While discussing the craft of animation Frank and Ollie write, “The animator should be as surprised as anyone at the way it comes out.” Exactly right, but that should be true for any work that isn’t corporate in nature.
You can do all the planning in the world, but you’ll never know all the conditions and the particulars that might come up until you dive into the thing. When you react to changes in the moment, your work has vitality. Otherwise it is a representation of a preconceived idea that grown distant from reality.
Think of the last corporate event you attended. Were you surprised at all when the wacky speaker made lame, self-aggrandizing jokes and then talked about how the numbers for that quarter were great news for the company, regardless of what the numbers actually looked like? That kind of speech is bad because it stays the same regardless of what happens in the world or with the audience.
Anything with vitality, whether a service, product, or person, has to be surprising at least in some sense, by definition. Otherwise, let us call the thing in question dead or corporate.
I will end with two more quotes from the book. “Our true personalities are best revealed by our reactions to change we did not expect.” Not bad insight from men who make cartoons, don’t you think?
Toward the end of the book, Frank and Ollie throw in a quote from William Faulkner. Faulker explains that it is a writer’s “privilege to help man endure by lifting his heart, by reminding him of the courage and honor and hope and pride and compassion and pity and sacrifice which have been the glory of his past.” At that point, Frank and Ollie add that “even the cartoon can try for such ideals.”
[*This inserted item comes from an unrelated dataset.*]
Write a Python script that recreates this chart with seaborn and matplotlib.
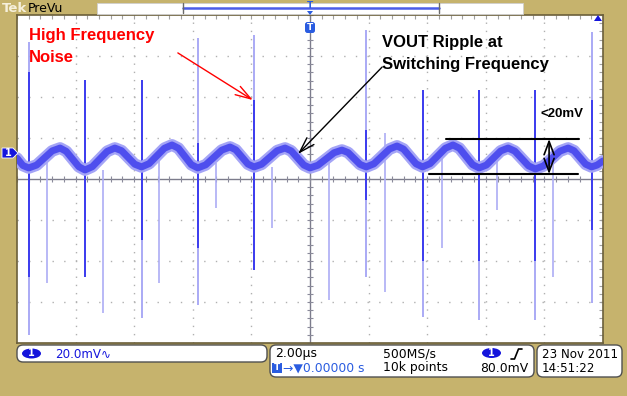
import numpy as np
import pandas as pd
import seaborn as sns
import matplotlib.pyplot as plt
from matplotlib.patches import FancyBboxPatch, Polygon, Rectangle, Ellipse
from matplotlib.transforms import IdentityTransform

# ripple trace (time in us, mV from screen centre)
ripple_t = [-10.0, -9.80, -9.60, -9.33, -8.80, -8.53, -8.32, -7.89, -7.68, -7.43, -6.92, -6.66,
            -6.43, -5.98, -5.75, -5.49, -4.97, -4.71, -4.49, -4.05, -3.83, -3.56, -3.01, -2.73,
            -2.53, -2.12, -1.91, -1.65, -1.12, -0.85, -0.64, -0.21, 0.0, 0.27, 0.82, 1.09,
            1.30, 1.71, 1.92, 2.18, 2.71, 2.97, 3.19, 3.62, 3.84, 4.10, 4.62, 4.88,
            5.10, 5.55, 5.77, 6.02, 6.51, 6.76, 6.99, 7.46, 7.69, 7.97, 8.53, 8.81,
            9.01, 9.41, 9.61, 9.80, 10.0]
ripple_mv = [10.2, 6.6, 5.4, 6.8, 13.7, 15.1, 13.5, 6.0, 4.4, 6.0, 13.5, 15.1,
             13.8, 7.2, 5.9, 7.5, 15.0, 16.6, 15.0, 7.0, 5.4, 6.9, 14.1, 15.6,
             14.2, 7.3, 5.9, 7.2, 13.8, 15.1, 13.7, 6.8, 5.4, 6.7, 12.8, 14.1,
             12.9, 7.1, 5.9, 7.4, 14.6, 16.1, 14.6, 7.4, 5.9, 7.5, 15.0, 16.6,
             15.0, 7.0, 5.4, 6.8, 13.7, 15.1, 13.6, 6.4, 4.9, 6.4, 13.6, 15.1,
             13.8, 7.2, 5.9, 6.8, 8.8]

# switching spikes (full extent and bright core)
spike_t = [-9.60, -7.68, -5.75, -3.83, -1.91, 1.92, 3.84, 5.77, 7.69, 9.61]
spike_hi = [66.8, 48.3, 48.3, 68.8, 70.2, 72.7, 43.4, 43.4, 43.4, 71.7]
spike_lo = [-76.1, -47.8, -67.8, -61.5, -44.4, -47.8, -67.3, -68.8, -68.8, -60.5]
core_hi = [52.2, 48.3, 48.3, 17.6, 38.5, 23.9, 43.4, 43.4, 43.4, 38.5]
core_lo = [-47.8, -47.8, -29.8, -33.7, -44.4, -10.2, -40.0, -40.0, -40.0, -24.9]

# fainter spikes at the other switching edge
edge_t = [-8.98, -7.07, -5.15, -3.21, -1.30, 0.65, 2.56, 4.51, 6.38, 8.29]
edge_hi = [7.8, 4.4, 10.7, 7.8, 5.9, 10.7, 22.4, 10.7, 10.7, 10.7]
edge_lo = [-50.7, -65.4, -50.7, -14.1, -23.9, -59.0, -55.1, -33.7, -15.1, -47.8]

KHAKI = "#C6B36D"
BLUE = "#1414DC"

sns.set_style("white")
plt.rcParams['font.family'] = ['DejaVu Sans']

W, H = 627, 396
fig = plt.figure(figsize=(W / 100, H / 100), dpi=100)
fig.patch.set_facecolor(KHAKI)
pix = IdentityTransform()


def P(x, y):
    return x, H - y


ax = fig.add_axes([17 / W, 1 - 343 / H, 586 / W, 328 / H])
ax.set_facecolor("white")
ax.set_xlim(-10, 10)
ax.set_ylim(-80, 80)

# graticule
for xv in np.arange(-8, 9, 2):
    if xv != 0:
        ax.axvline(xv, color="#B0B0B0", lw=1, ls=(0, (1, 4.9)), zorder=0)
for yv in np.arange(-60, 61, 20):
    if yv != 0:
        ax.axhline(yv, color="#B0B0B0", lw=1, ls=(0, (1, 7.4)), zorder=0)
ax.axhline(0, color="#7C7C8C", lw=1, zorder=1)
ax.axvline(0, color="#7C7C8C", lw=1, zorder=1)
mx = np.arange(-10, 10.01, 0.4)
my = np.arange(-80, 80.01, 4)
ax.plot(mx, np.zeros_like(mx), ls="none", marker="|", ms=5, mew=0.8, color="#8A8A9A", zorder=1)
ax.plot(np.zeros_like(my), my, ls="none", marker="_", ms=5, mew=0.8, color="#8A8A9A", zorder=1)

ax.set_xticks(np.arange(-10, 11, 2))
ax.set_yticks(np.arange(-80, 81, 20))
ax.set_xticks(mx, minor=True)
ax.set_yticks(my, minor=True)
ax.tick_params(which="both", direction="in", length=3, width=0.8, color="#A0A0A0",
               top=True, right=True, labelbottom=False, labelleft=False)
for s in ax.spines.values():
    s.set_color("#6B5F3A")
    s.set_linewidth(1.2)

# spikes
ax.vlines(edge_t, edge_lo, edge_hi, color="#ADADF5", lw=1.2, zorder=2)
ax.vlines(spike_t, spike_lo, spike_hi, color="#A4A4F4", lw=1.3, zorder=2)
ax.vlines(spike_t, core_lo, core_hi, color="#3434EE", lw=1.3, zorder=3)

# ripple trace, drawn in layers to look like the noisy band
trace = pd.DataFrame({"t": ripple_t, "mv": ripple_mv})
for lw, col, a, z in [(8.5, "#A4A4F6", 1.0, 4), (5, "#4A4AEE", 0.95, 5)]:
    sns.lineplot(data=trace, x="t", y="mv", ax=ax, sort=False, estimator=None,
                 color=col, lw=lw, alpha=a, solid_joinstyle="round", zorder=z)
ax.set_xlabel("")
ax.set_ylabel("")

# annotations
bold = dict(family="Liberation Sans", weight="bold", fontsize=12)
head = "->,head_length=0.8,head_width=0.25"
ax.text(-9.59, 67.8, "High Frequency", color="red", **bold, zorder=8)
ax.text(-9.59, 57.1, "Noise", color="red", **bold, zorder=8)
ax.annotate("", xy=(-1.95, 38.5), xytext=(-4.51, 61.5), zorder=8,
            arrowprops=dict(arrowstyle=head, color="red", lw=1, mutation_scale=14,
                            shrinkA=0, shrinkB=0))
ax.text(2.46, 64.4, "VOUT Ripple at", color="black", **bold, zorder=8)
ax.text(2.46, 53.9, "Switching Frequency", color="black", **bold, zorder=8)
ax.annotate("", xy=(-0.41, 12.2), xytext=(2.46, 54.6), zorder=8,
            arrowprops=dict(arrowstyle=head, color="black", lw=1, mutation_scale=14,
                            shrinkA=0, shrinkB=0))
ax.text(7.88, 30.2, "<20mV", color="black", family="Liberation Sans", weight="bold",
        fontsize=9.5, zorder=8)
ax.plot([4.64, 9.18], [19.5, 19.5], color="black", lw=1.5, zorder=8)
ax.plot([4.06, 9.15], [2.4, 2.4], color="black", lw=1.5, zorder=8)
ax.annotate("", xy=(8.16, 2.4), xytext=(8.16, 19.5), zorder=8,
            arrowprops=dict(arrowstyle="<->,head_length=0.8,head_width=0.3", color="black",
                            lw=1.2, mutation_scale=12, shrinkA=0, shrinkB=0))

# trigger icon at top of screen
fig.add_artist(FancyBboxPatch(P(305, 33), 10, 11, boxstyle="round,pad=0,rounding_size=2.5",
                              fc="#2A5CE0", ec="none", transform=pix, zorder=9))
fig.text(*P(310, 27.5), "T", color="white", fontsize=6.5, weight="bold", ha="center",
         va="center", transform=pix, zorder=10)
fig.add_artist(Polygon([P(594, 21), P(602, 21), P(598, 15)], closed=True, fc=BLUE,
                       ec="none", transform=pix, zorder=9))

# top bar
fig.text(*P(2, 8.5), "Tek", color="#F6F0DC", fontsize=9.5, weight="bold", va="center",
         transform=pix)
fig.text(*P(28, 8.5), "PreVu", color="black", fontsize=9, va="center", transform=pix)
fig.add_artist(Rectangle(P(97, 14), 426, 11, fc="white", ec="#CFCFCF", lw=0.6, transform=pix))
fig.add_artist(plt.Line2D([183, 439], [H - 7.5, H - 7.5], color="#4A5CE8", lw=1.8,
                          transform=pix))
for bx in (183, 439):
    fig.add_artist(plt.Line2D([bx, bx], [H - 3, H - 13], color="#6A6A6A", lw=1,
                              transform=pix))
fig.text(*P(310, 6), "T", color="#2A5CE0", fontsize=6.5, weight="bold", ha="center",
         va="center", transform=pix)
fig.add_artist(Polygon([P(307, 11), P(313, 11), P(310, 15)], closed=True, fc="#2A5CE0",
                       ec="none", transform=pix))

# channel 1 ground marker
fig.add_artist(Polygon([P(2, 148), P(13, 148), P(18, 153), P(13, 158), P(2, 158)],
                       closed=True, fc=BLUE, ec="white", lw=0.6, transform=pix))
fig.text(*P(8.5, 153), "1", color="white", fontsize=7, weight="bold", ha="center",
         va="center", transform=pix)

# bottom readout boxes
for x0, y0, x1, y1 in [(17, 345, 267, 362), (270, 345, 534, 377), (537, 345, 622, 377)]:
    fig.add_artist(FancyBboxPatch(P(x0, y1), x1 - x0, y1 - y0,
                                  boxstyle="round,pad=0,rounding_size=6", fc="white",
                                  ec="#505050", lw=1, transform=pix))
for cx, cy in [(31.5, 353.5), (491.5, 353)]:
    fig.add_artist(Ellipse(P(cx, cy), 19, 10, fc=BLUE, ec="none", transform=pix))
    fig.text(*P(cx, cy), "1", color="white", fontsize=7, weight="bold", ha="center",
             va="center", transform=pix)

fig.text(*P(55, 354.5), "20.0mV\u223f", color=BLUE, fontsize=8.6, va="center", transform=pix)
fig.text(*P(275, 354), "2.00\u00b5s", color="black", fontsize=8.9, va="center", transform=pix)
fig.text(*P(383, 354), "500MS/s", color="black", fontsize=8.9, va="center", transform=pix)
fig.text(*P(542, 354), "23 Nov 2011", color="black", fontsize=8.6, va="center", transform=pix)
fig.text(*P(383, 368), "10k points", color="black", fontsize=8.9, va="center", transform=pix)
fig.text(*P(480, 368), "80.0mV", color="black", fontsize=8.9, va="center", transform=pix)
fig.text(*P(542, 368), "14:51:22", color="black", fontsize=8.6, va="center", transform=pix)
fig.add_artist(Rectangle(P(272, 373), 10, 10, fc="#2A5CE0", ec="none", transform=pix))
fig.text(*P(277, 368), "T", color="white", fontsize=6.5, weight="bold", ha="center",
         va="center", transform=pix)
fig.text(*P(283, 368), "\u2192\u25bc0.00000 s", color="#2A5CE0", fontsize=8.9, va="center",
         transform=pix)
fig.add_artist(plt.Line2D([511, 514.5, 518.5, 522], [H - 359, H - 359, H - 349, H - 349],
                          color="black", lw=1.2, transform=pix))

fig.savefig("out.png", dpi=100, facecolor=KHAKI)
If animators aim for such lofty ideals, maybe it’s not asking too much for you to reconsider the merit of animation in general and Walt Disney in particular. Or, you could go back to reading Pretentious Quarterly and producing and endorsing things that bring more despair and decadence into the world, but don’t expect me to applaud you for that. I’ll be too busy celebrating the things that make me smile and keep me hopeful.